Dengan latar belakang yang kaya akan pengalaman lintas budaya dan lintas disiplin, Kristeva mampu menawarkan perspektif yang unik terhadap isu-isu yang kompleks, termasuk tentang bagaimana manusia berinteraksi dengan batas-batas identitasnya.
Buku karya Kristeva seperti Revolution in Poetic Language (1974) dan Desire in Language (1980), mencerminkan pemahaman mendalam Kristeva tentang hubungan antara bahasa, budaya, dan subjektivitas, yang kemudian menjadi landasan bagi teori abjeksi.
Konsep Abjeksi dalam Filsafat
Salah satu konsep paling terkenal yang diperkenalkan oleh Kristeva adalah “abjeksi,” yang kali pertama diuraikan secara mendalam dalam buku Powers of Horror: An Essay on Abjection (1980).
Abjeksi merujuk pada pengalaman menjijikkan atau terlarang yang mengancam batas-batas identitas individu. Dalam filsafat Kristeva, abjeksi tidak hanya berhubungan dengan rasa jijik yang kita alami terhadap benda-benda tertentu, tetapi juga mencerminkan cara kita menjaga identitas dan keteraturan dalam hidup kita.

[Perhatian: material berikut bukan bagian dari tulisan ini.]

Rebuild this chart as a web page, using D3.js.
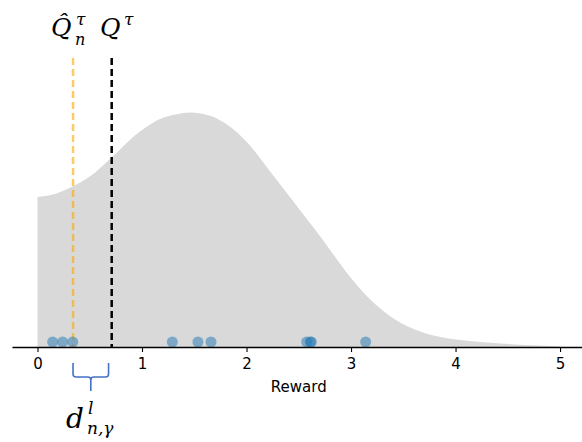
<!DOCTYPE html>
<html lang="en">
<head>
    <meta charset="UTF-8">
    <title>Reward distribution</title>
    <style>
        body {
            margin: 0;
            background: #fff;
        }
        .tick text {
            font-family: "DejaVu Sans", sans-serif;
            font-size: 15px;
        }
        .math {
            font-family: "DejaVu Serif", serif;
            font-style: italic;
        }
    </style>
</head>
<body>
<div id="chart"></div>

<script src="https://cdn.jsdelivr.net/npm/d3@7"></script>
<script>
    // density curve
    const densityX = [0, 0.12, 0.34, 0.5, 0.71, 0.98, 1.2, 1.33, 1.46, 1.555, 1.715, 1.874, 2.033, 2.193, 2.352, 2.512, 2.672, 2.831, 2.99, 3.15, 3.309, 3.469, 3.629, 3.788, 4.107, 4.426, 4.713, 5.0];
    const densityY = [0.25, 0.253, 0.268, 0.284, 0.316, 0.359, 0.382, 0.388, 0.391, 0.389, 0.381, 0.363, 0.336, 0.3, 0.264, 0.228, 0.192, 0.154, 0.117, 0.085, 0.06, 0.041, 0.028, 0.019, 0.0105, 0.006, 0.0028, 0.001];

    // sampled rewards
    const samples = [0.145, 0.24, 0.337, 1.29, 1.535, 1.66, 2.575, 2.61, 2.62, 3.14];

    const qHat = 0.34;   // empirical quantile
    const qTrue = 0.71;  // true quantile
    const braceRange = [0.34, 0.68];

    const xTicks = [0, 1, 2, 3, 4, 5];

    const width = 582;
    const height = 442;
    const baseY = 347;

    const svg = d3.select("#chart")
        .append("svg")
        .attr("width", width)
        .attr("height", height);

    const x = d3.scaleLinear()
        .domain([-0.244, 5.21])
        .range([12, 582]);

    const y = d3.scaleLinear()
        .domain([0, 0.5])
        .range([baseY, 47]);

    const curve = densityX.map((d, i) => [d, densityY[i]]);

    // shaded density
    svg.append("path")
        .datum(curve)
        .attr("fill", "#d9d9d9")
        .attr("d", d3.area()
            .x(d => x(d[0]))
            .y0(y(0))
            .y1(d => y(d[1]))
            .curve(d3.curveMonotoneX));

    // quantile lines
    svg.append("line")
        .attr("x1", x(qHat)).attr("x2", x(qHat))
        .attr("y1", 58).attr("y2", baseY)
        .attr("stroke", "orange")
        .attr("stroke-opacity", 0.6)
        .attr("stroke-width", 2.5)
        .attr("stroke-dasharray", "7,4");

    svg.append("line")
        .attr("x1", x(qTrue)).attr("x2", x(qTrue))
        .attr("y1", 58).attr("y2", baseY)
        .attr("stroke", "#000")
        .attr("stroke-width", 2.5)
        .attr("stroke-dasharray", "7,4");

    // samples
    svg.selectAll(".sample")
        .data(samples)
        .enter()
        .append("circle")
        .attr("class", "sample")
        .attr("cx", d => x(d))
        .attr("cy", baseY - 5)
        .attr("r", 5.5)
        .attr("fill", "#1f77b4")
        .attr("fill-opacity", 0.5);

    // x axis
    const xAxis = d3.axisBottom(x)
        .tickValues(xTicks)
        .tickSize(5)
        .tickSizeOuter(0)
        .tickFormat(d3.format("d"));

    const ax = svg.append("g")
        .attr("transform", "translate(0," + baseY + ")")
        .call(xAxis);
    ax.select(".domain").attr("stroke-width", 1.3);
    ax.selectAll(".tick line").attr("stroke-width", 1.1);
    ax.selectAll(".tick text").attr("dy", "0.95em").attr("fill", "#000");

    svg.append("text")
        .attr("x", (x(0) + x(5)) / 2)
        .attr("y", 392)
        .attr("text-anchor", "middle")
        .style("font-family", "DejaVu Sans, sans-serif")
        .style("font-size", "15px")
        .text("Reward");

    // brace under the gap
    const bx0 = x(braceRange[0]);
    const bx1 = x(braceRange[1]);
    const bm = (bx0 + bx1) / 2;
    svg.append("path")
        .attr("fill", "none")
        .attr("stroke", "#4472c4")
        .attr("stroke-width", 1.6)
        .attr("d", `M${bx0},363 L${bx0},374 Q${bx0},377 ${bx0 + 3},377 L${bm - 3},377 Q${bm},377 ${bm},380 L${bm},391
                    M${bm},380 Q${bm},377 ${bm + 3},377 L${bx1 - 3},377 Q${bx1},377 ${bx1},374 L${bx1},363`);

    // math labels: base letter plus its super/subscripts
    function mathLabel(parts) {
        parts.forEach(p => {
            svg.append("text")
                .attr("class", "math")
                .attr("x", p.x)
                .attr("y", p.y)
                .style("font-size", p.size + "px")
                .text(p.t);
        });
    }

    mathLabel([
        {t: "Q\u0302", x: 51, y: 36, size: 25},
        {t: "τ", x: 76, y: 25, size: 17},
        {t: "n", x: 75, y: 45, size: 16}
    ]);
    mathLabel([
        {t: "Q", x: 100, y: 36, size: 25},
        {t: "τ", x: 124, y: 25, size: 17}
    ]);
    mathLabel([
        {t: "d", x: 66, y: 428, size: 28},
        {t: "l", x: 88, y: 414, size: 17},
        {t: "n,γ", x: 87, y: 434, size: 17}
    ]);
</script>
</body>
</html>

Kristeva menggambarkan abjeksi sebagai sesuatu yang berada di ambang antara objek dan subjek—sesuatu yang kita tolak namun tetap tidak dapat sepenuhnya kita abaikan. Contoh konkret dari abjeksi bisa berupa limbah tubuh seperti darah atau kotoran, yang dulu merupakan bagian dari tubuh kita tetapi sekarang dianggap menjijikkan dan harus dibuang. Proses membuang limbah ini adalah bentuk abjeksi, di mana kita mencoba mempertahankan batas-batas diri kita dengan menyingkirkan apa yang dianggap sebagai ancaman.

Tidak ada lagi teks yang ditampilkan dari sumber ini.